Understanding the emission in J1924-2914 was also very important for the recently published EHT observations of Sagittarius A*, the supermassive black hole in the center of our own galaxy. “J1924-2914 is our main calibrator for the Sagittarius A* studies—this means that we needed to understand it really well, so that we could use this knowledge to improve total intensity and polarimetric calibration of the more difficult, time-variable source that is Sagittarius A*,” said Maciek Wielgus, a scientist at the Max Planck Institute for Radio Astronomy in Bonn, Germany, co-leading this study.
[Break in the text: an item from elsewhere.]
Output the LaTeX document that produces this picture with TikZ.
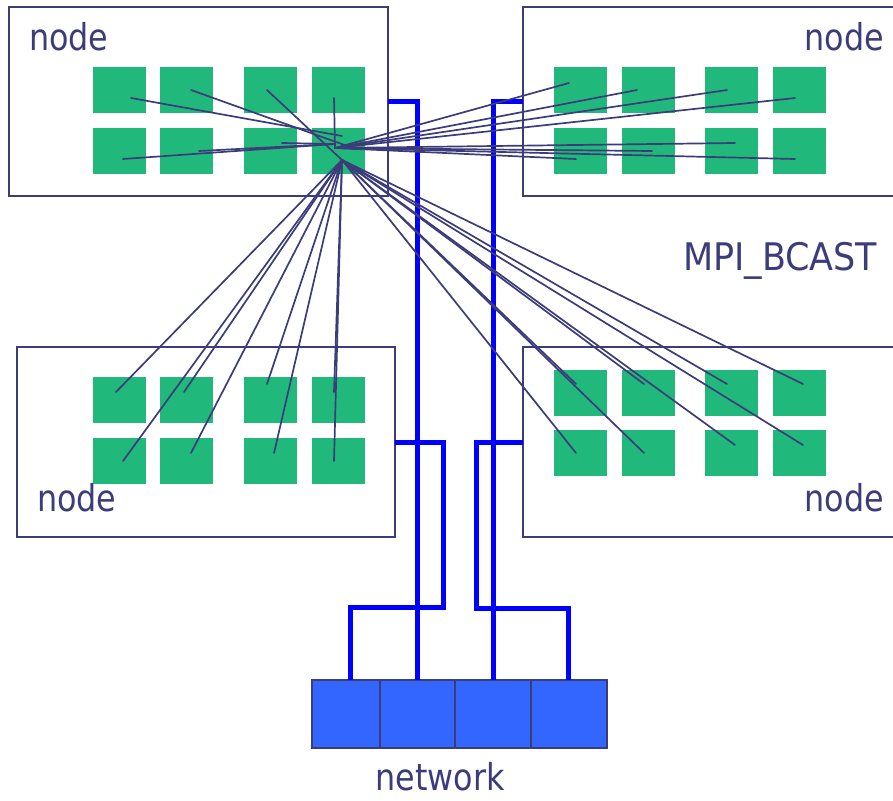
\documentclass[tikz,border=0pt]{standalone}
\usepackage{fontspec}
\newfontfamily\lblfont{DejaVu Sans}[FakeStretch=0.86]
\newfontfamily\widefont{DejaVu Sans}[FakeStretch=0.92]
\begin{document}
\begin{tikzpicture}[x=1pt,y=-1pt,
  every node/.style={inner sep=0pt, outer sep=0pt},
  box/.style={draw=navy, line width=1.6pt, fill=white, rectangle},
  cpu/.style={fill=cpugreen, rectangle, minimum width=53pt, minimum height=46pt},
  cell/.style={draw=navy, line width=1.6pt, fill=netblue, rectangle, minimum height=68pt},
  wire/.style={draw=wireblue, line width=5pt, line join=miter},
  msg/.style={draw=navy, line width=1.7pt, line cap=round},
  lbl/.style={text=navy, font=\lblfont\fontsize{37}{40}\selectfont},
  wlbl/.style={text=navy, font=\widefont\fontsize{38}{40}\selectfont}]
\definecolor{navy}{RGB}{60,60,122}
\definecolor{cpugreen}{RGB}{33,185,123}
\definecolor{netblue}{RGB}{51,102,255}
\definecolor{wireblue}{RGB}{0,0,255}

\useasboundingbox (0,0) rectangle (893,800);
\clip (0,0) rectangle (893,800);

% the four nodes
\node[box, minimum width=379pt, minimum height=189pt] (ntl) at (198.5,101.5) {};
\node[box, minimum width=380pt, minimum height=189pt] (ntr) at (713,101.5) {};
\node[box, minimum width=378pt, minimum height=190pt] (nbl) at (206,442) {};
\node[box, minimum width=380pt, minimum height=190pt] (nbr) at (713,442) {};

% processors
\foreach \i/\x in {1/119.5,2/186.5,3/270.5,4/338.5}{
  \node[cpu] (tla\i) at (\x,90) {};
  \node[cpu] (tlb\i) at (\x,151) {};
  \node[cpu] (bla\i) at (\x,400) {};
  \node[cpu] (blb\i) at (\x,461) {};
}
\foreach \i/\x in {1/580.5,2/648.5,3/731.5,4/799.5}{
  \node[cpu] (tra\i) at (\x,90) {};
  \node[cpu] (trb\i) at (\x,151) {};
  \node[cpu] (bra\i) at (\x,393) {};
  \node[cpu] (brb\i) at (\x,453) {};
}

% network switch
\node[cell, minimum width=68pt] (nw1) at (346,714) {};
\node[cell, minimum width=75pt] (nw2) at (417.5,714) {};
\node[cell, minimum width=76pt] (nw3) at (493,714) {};
\node[cell, minimum width=76pt] (nw4) at (569,714) {};

% network links
\draw[wire] (ntl.east |- 0,101) -| (nw2.north);
\draw[wire] (ntr.west |- 0,101) -| (nw3.north);
\draw[wire] (nbl.east |- 0,442) -- (443,442) -- (443,607) -| ([xshift=4pt]nw1.north);
\draw[wire] (nbr.west |- 0,442) -- (476,442) -- (476,608) -| ([xshift=-1pt]nw4.north);

% broadcast: root hubs
\coordinate (hubR) at (335,148);
\coordinate (hubD) at (342,160);

% messages inside the root node
\coordinate (m1) at (131,98);   \coordinate (e1) at (342,136);
\coordinate (m2) at (191,90);   \coordinate (e2) at (350,147);
\coordinate (m3) at (267,90);
\coordinate (m4) at (334,98);
\coordinate (m5) at (123,159);  \coordinate (e5) at (335,144);
\coordinate (m6) at (199,151);
\coordinate (m7) at (282,143);
\draw[msg] (m1) -- (e1);
\draw[msg] (m2) -- (e2);
\draw[msg] (m3) -- (hubD);
\draw[msg] (m4) -- (hubR);
\draw[msg] (m5) -- (e5);
\draw[msg] (m6) -- (e5);
\draw[msg] (m7) -- (e5);

% messages to the top right node
\foreach \n/\p in {r1/{569,83},r2/{637,90},r3/{727,90},r4/{795,98},
                   r5/{735,143},r6/{652,151},r7/{576,159},r8/{795,159}}{
  \coordinate (\n) at (\p);
  \draw[msg] (hubR) -- (\n);
}

% messages to the bottom nodes
\foreach \n/\p in {b1/{116,392},b2/{184,392},b3/{267,384},b4/{334,392},
                   b5/{123,461},b6/{191,453},b7/{274,453},b8/{334,461},
                   c1/{576,384},c2/{644,384},c3/{727,384},c4/{803,384},
                   c5/{576,453},c6/{644,453},c7/{735,445},c8/{803,445}}{
  \coordinate (\n) at (\p);
  \draw[msg] (hubD) -- (\n);
}

% labels
\node[lbl, anchor=base west] (ltl) at (29,50) {node};
\node[lbl, anchor=base east] (ltr) at (884,50) {node};
\node[lbl, anchor=base west] (lbl) at (37,511) {node};
\node[lbl, anchor=base east] (lbr) at (884,511) {node};
\node[wlbl, anchor=base west] (lmpi) at (683,270) {MPI\_BCAST};
\node[lbl, anchor=base] (lnet) at (440,790) {network};
\end{tikzpicture}
\end{document}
The EHT offers the capability to image active galactic nuclei at the shortest radio wavelengths (about 1.3 mm) and at the highest angular resolution ever achieved in astronomy, corresponding to observing an orange on the surface of the Moon from Earth. These properties make the EHT an ideal instrument to study the innermost regions of the jets, and to advance our knowledge of how they are formed and accelerated. Future observations of the EHT will bring images of many more sources while pushing boundaries in observing wavelength and resolution.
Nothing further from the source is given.